No. of Recommendations: 5
I find this “valuation” argument extremely short sighted. Again, I will use Zscaler simply because I know it’s numbers (not because of any other reason).

I might agree with you here, Tinker, but it would depend on what time frame "short sighted" means. Yes, of course, in the long run (several years) our companies will be a lot more valuable than they are today assuming that their business fundamentals continue to perform so well. And I assume that if one is invested in these companies, he/she currently believes that the companies becoming much more valuable in the long-run is the probable outcome. I am still mostly invested in SaaS stocks and will benefit when they recover.

I tend to care about the short term (in addition to the long term) because if I can convince myself that we might be near a bottom (valuation range...and I do think that Weiss's analysis has some flaws), I might be inclined to take some extra risk with some small amount of leverage. I am biased because over the past 2.5 years I have made a lot of extra money by making sequential short term/long term bets (sell near dated in the money puts to buy leap calls) that continued to work out as the short term targets were met and the short in-the money puts expired worthless. I took some losses recently but on balance I did extremely well with this approach over the past 30 months. Now, perhaps I got just lucky. This latest downturn in our SaaS stocks led me to close most of my leverage positions, realize most of my profits, and stop placing these sequential bets. I exited the options positions and ceased entering new ones mainly because the SaaS specific drop (with the overall market going up) didn't make sense or rather it didn't follow the pattern of the previous 2.5 years (it was also risk management to not keep/add leverage).
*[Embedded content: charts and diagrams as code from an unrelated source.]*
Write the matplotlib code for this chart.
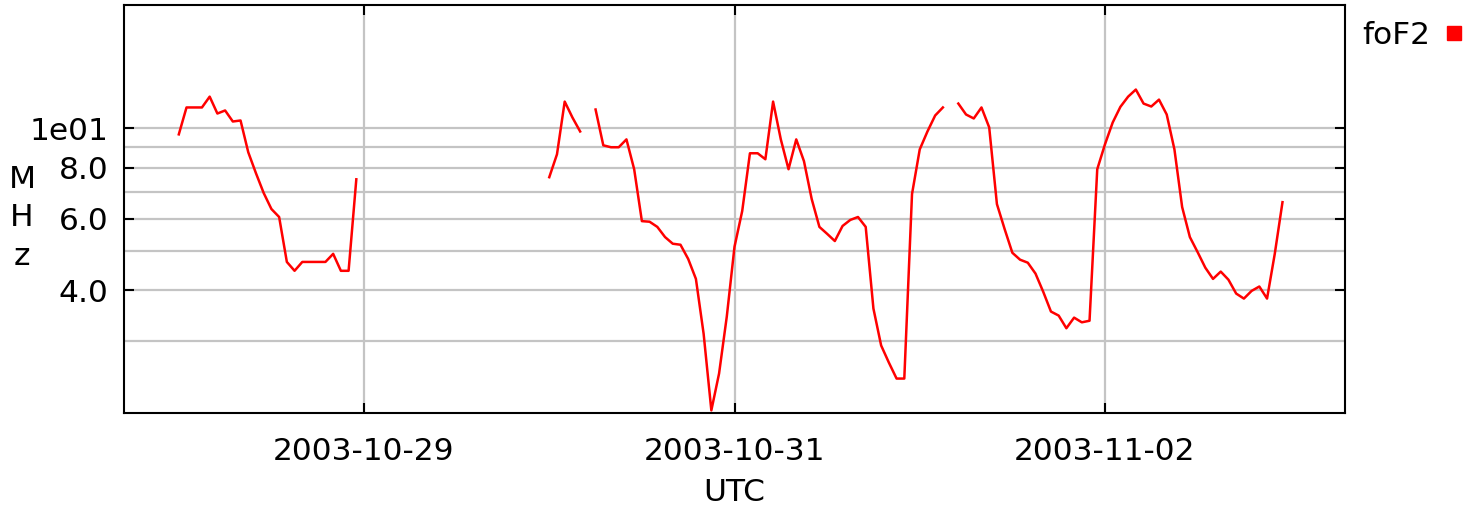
import matplotlib
matplotlib.use('Agg')
import matplotlib.pyplot as plt
import matplotlib.dates as mdates
from matplotlib.ticker import FixedLocator, FixedFormatter, NullFormatter
from matplotlib.lines import Line2D
import numpy as np
import pandas as pd

nan = np.nan

# hourly foF2 (MHz), 2003-10-28 00:00 .. 23:00
foF2_oct28 = [9.67, 11.26, 11.26, 11.26, 11.97, 10.88, 11.07, 10.40, 10.46, 8.74,
              7.76, 6.94, 6.34, 6.06, 4.70, 4.47, 4.70, 4.70, 4.70, 4.70,
              4.92, 4.47, 4.47, 7.50]

# hourly foF2 (MHz), 2003-10-30 00:00 .. 2003-11-02 23:00
foF2_oct30 = [7.59, 8.64, 11.64, 10.64, 9.83, nan, 11.13, 9.09, 8.99, 8.99,
              9.40, 7.94, 5.92, 5.90, 5.73, 5.41, 5.21, 5.18, 4.78, 4.27,
              3.13, 2.03, 2.50, 3.45]
foF2_oct31 = [5.12, 6.27, 8.69, 8.69, 8.40, 11.64, 9.40, 7.94, 9.40, 8.31,
              6.71, 5.73, 5.51, 5.29, 5.76, 5.96, 6.06, 5.73, 3.61, 2.93,
              2.66, 2.43, 2.43, 6.90]
foF2_nov01 = [8.88, 9.83, 10.76, 11.26, nan, 11.51, 10.82, 10.58, 11.26, 10.06,
              6.52, 5.66, 4.95, 4.76, 4.68, 4.40, 3.97, 3.55, 3.47, 3.23,
              3.43, 3.34, 3.37, 7.94]
foF2_nov02 = [9.14, 10.34, 11.30, 11.97, 12.46, 11.51, 11.32, 11.77, 10.82, 8.88,
              6.41, 5.41, 4.97, 4.55, 4.27, 4.45, 4.25, 3.93, 3.82, 3.99,
              4.09, 3.82, 4.92, 6.59]

s1 = pd.Series(foF2_oct28, index=pd.date_range('2003-10-28 00:00', periods=24, freq='h'))
s2 = pd.Series(foF2_oct30 + foF2_oct31 + foF2_nov01 + foF2_nov02,
               index=pd.date_range('2003-10-30 00:00', periods=96, freq='h'))
full_idx = pd.date_range('2003-10-28 00:00', '2003-11-02 23:00', freq='h')
foF2 = pd.concat([s1, s2]).reindex(full_idx)

date_ticks = pd.to_datetime(['2003-10-29', '2003-10-31', '2003-11-02'])
y_ticks = [4, 6, 8, 10]
y_tick_labels = ['4.0', '6.0', '8.0', '1e01']
y_grid_extra = [3, 5, 7, 9]

FS = 22.5

plt.rcParams['font.family'] = 'DejaVu Sans'
fig = plt.figure(figsize=(14.79, 5.12), dpi=100)
ax = fig.add_axes([124 / 1479, 1 - 413 / 512, (1345 - 124) / 1479, (413 - 5) / 512])

ax.plot(foF2.index, foF2.values, color='red', lw=1.8)

ax.set_yscale('log')
ax.set_ylim(2.0, 20.1)
ax.set_xlim(pd.Timestamp('2003-10-27 16:54'), pd.Timestamp('2003-11-03 07:06'))

ax.yaxis.set_major_locator(FixedLocator(y_ticks))
ax.yaxis.set_major_formatter(FixedFormatter(y_tick_labels))
ax.yaxis.set_minor_locator(FixedLocator(y_grid_extra))
ax.yaxis.set_minor_formatter(NullFormatter())

ax.xaxis.set_major_locator(FixedLocator(mdates.date2num(date_ticks)))
ax.xaxis.set_major_formatter(mdates.DateFormatter('%Y-%m-%d'))
ax.xaxis.set_minor_locator(FixedLocator([]))

ax.grid(True, which='both', axis='y', color='#c4c4c4', lw=1.6)
ax.grid(True, which='major', axis='x', color='#c4c4c4', lw=1.6)
ax.set_axisbelow(True)

ax.tick_params(which='major', direction='in', length=7, width=1.5, labelsize=FS,
               top=True, right=True)
ax.tick_params(axis='x', pad=17)
ax.tick_params(axis='y', pad=11)
ax.tick_params(which='minor', length=0)
for sp in ax.spines.values():
    sp.set_linewidth(1.5)

ax.set_xlabel('UTC', fontsize=FS, labelpad=9)
ax.set_ylabel('M\nH\nz', rotation=0, fontsize=FS, linespacing=1.4, ha='center', va='center')
ax.yaxis.set_label_coords((22 - 124) / 1221, (413 - 218) / 408)

handle = Line2D([], [], color='red', marker='s', ls='', markersize=10)
fig.legend([handle], ['foF2'], loc='center left', bbox_to_anchor=(1334 / 1479, 1 - 35 / 512),
           frameon=False, markerfirst=False, fontsize=FS, handletextpad=0.4,
           handlelength=0.7)

fig.savefig('out.png', dpi=100)
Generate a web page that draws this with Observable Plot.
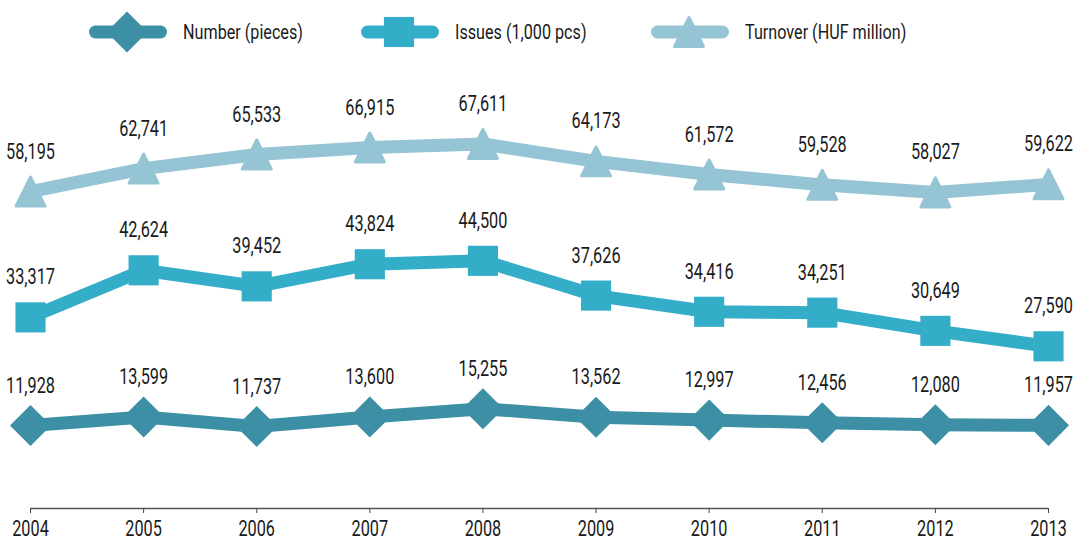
<!DOCTYPE html>
<html>
<head>
<meta charset="utf-8">
<script src="https://cdn.jsdelivr.net/npm/d3@7"></script>
<script src="https://cdn.jsdelivr.net/npm/@observablehq/plot@0.6"></script>
<style>
  body { margin: 0; background: #fff; font-family: Roboto, "Liberation Sans", sans-serif; }
  #legend { position: relative; width: 1074px; height: 64px; }
  .item { position: absolute; top: 0; height: 64px; display: flex; align-items: center; font-size: 21px; color: #1a1a1a; white-space: nowrap; }
  .item span { margin-left: 16px; display: inline-block; transform: scaleX(0.77); transform-origin: left center; }
</style>
</head>
<body>
<div id="legend"></div>
<div id="chart"></div>
<script>
// ---- data ----
const years = [2004, 2005, 2006, 2007, 2008, 2009, 2010, 2011, 2012, 2013];
const numberPieces = [11928, 13599, 11737, 13600, 15255, 13562, 12997, 12456, 12080, 11957];
const issues = [33317, 42624, 39452, 43824, 44500, 37626, 34416, 34251, 30649, 27590];
const turnover = [58195, 62741, 65533, 66915, 67611, 64173, 61572, 59528, 58027, 59622];
const seriesNames = ["Number (pieces)", "Issues (1,000 pcs)", "Turnover (HUF million)"];
const seriesColors = ["#3d8fa5", "#33adc8", "#95c4d5"];

// ---- symbols ----
const triangleSymbol = {
  draw(ctx, size) {
    const r = Math.sqrt(size / Math.PI);
    ctx.moveTo(0, -r);
    ctx.lineTo(r, r);
    ctx.lineTo(-r, r);
    ctx.closePath();
  }
};
const symbolTypes = [d3.symbolDiamond2, d3.symbolSquare, triangleSymbol];
const symbolRadii = [18.5, 17, 14.5];

// ---- legend ----
const legendLeft = [89, 361, 651];
const legend = d3.select("#legend");
seriesNames.forEach((name, i) => {
  const item = legend.append("div").attr("class", "item").style("left", legendLeft[i] + "px");
  const svg = item.append("svg").attr("width", 78).attr("height", 44);
  svg.append("line")
    .attr("x1", 6.5).attr("x2", 71.5).attr("y1", 22).attr("y2", 22)
    .attr("stroke", seriesColors[i]).attr("stroke-width", 13).attr("stroke-linecap", "round");
  svg.append("path")
    .attr("transform", "translate(38,22)")
    .attr("d", d3.symbol(symbolTypes[i], Math.PI * symbolRadii[i] ** 2)())
    .attr("fill", seriesColors[i])
    .attr("stroke", seriesColors[i])
    .attr("stroke-width", i === 2 ? 3 : 0)
    .attr("stroke-linejoin", "round");
  item.append("span").text(name);
});

// ---- chart ----
const seriesValues = [numberPieces, issues, turnover];
const tables = seriesValues.map(vals => years.map((year, i) => ({year, value: vals[i]})));
const fmt = d3.format(",");
const yMin = -4490, yMax = 83333;

const marks = [
  Plot.ruleY([yMin], {x1: () => years[0], x2: () => years[years.length - 1], stroke: "#555", strokeWidth: 1.5}),
  Plot.axisX({ticks: years, tickFormat: d => String(d), tickSize: 5, tickPadding: 7, stroke: "#444", fill: "#1a1a1a", fontSize: 22, label: null})
];
tables.forEach((t, i) => {
  marks.push(Plot.lineY(t, {x: "year", y: "value", stroke: seriesColors[i], strokeWidth: 13, strokeLinejoin: "round"}));
});
tables.forEach((t, i) => {
  marks.push(Plot.dot(t, {
    x: "year", y: "value", symbol: symbolTypes[i], r: symbolRadii[i],
    fill: seriesColors[i], stroke: seriesColors[i], strokeWidth: i === 2 ? 3 : 0, strokeLinejoin: "round"
  }));
});
tables.forEach((t, i) => {
  marks.push(Plot.text(t, {x: "year", y: "value", text: d => fmt(d.value), dy: -40, fontSize: 22, fill: "#1a1a1a"}));
});

const chart = Plot.plot({
  width: 1074,
  height: 477,
  marginLeft: 30,
  marginRight: 26,
  marginTop: 0,
  marginBottom: 33,
  style: {fontFamily: 'Roboto, "Liberation Sans", sans-serif', fontSize: "22px", color: "#1a1a1a", background: "#fff", overflow: "visible"},
  x: {type: "linear", domain: [years[0], years[years.length - 1]], axis: null},
  y: {domain: [yMin, yMax], axis: null},
  marks
});
document.getElementById("chart").appendChild(chart);

// condense the text horizontally (reference uses a condensed face)
chart.querySelectorAll("text").forEach(el => {
  const t = el.getAttribute("transform");
  if (t) el.setAttribute("transform", t + " scale(0.74,1)");
  else {
    el.setAttribute("textLength", (el.getComputedTextLength() * 0.74).toFixed(1));
    el.setAttribute("lengthAdjust", "spacingAndGlyphs");
  }
});
</script>
</body>
</html>
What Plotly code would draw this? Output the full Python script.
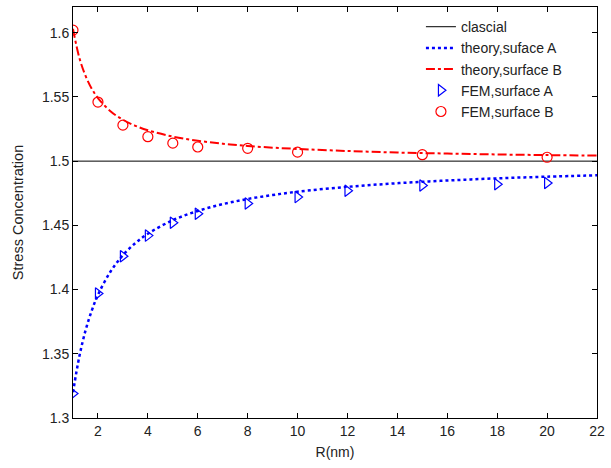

What I mean is that in the past the SaaS stocks would drop primarily only when the market also dropped. My hypothesis is that SaaS valuations got too high in the near-term (which I agree would lead you to call short sighted if you are a long term investor).

I think some long historical data in stocks of the same category might give me some insight or perhaps this is just a fool's errand. But I like to know how much I am paying for something particularly when I intend to someday sell that thing to someone else. In the long run I don't care if we are near a bottom or not even if it might give me some additional peace of mind for now.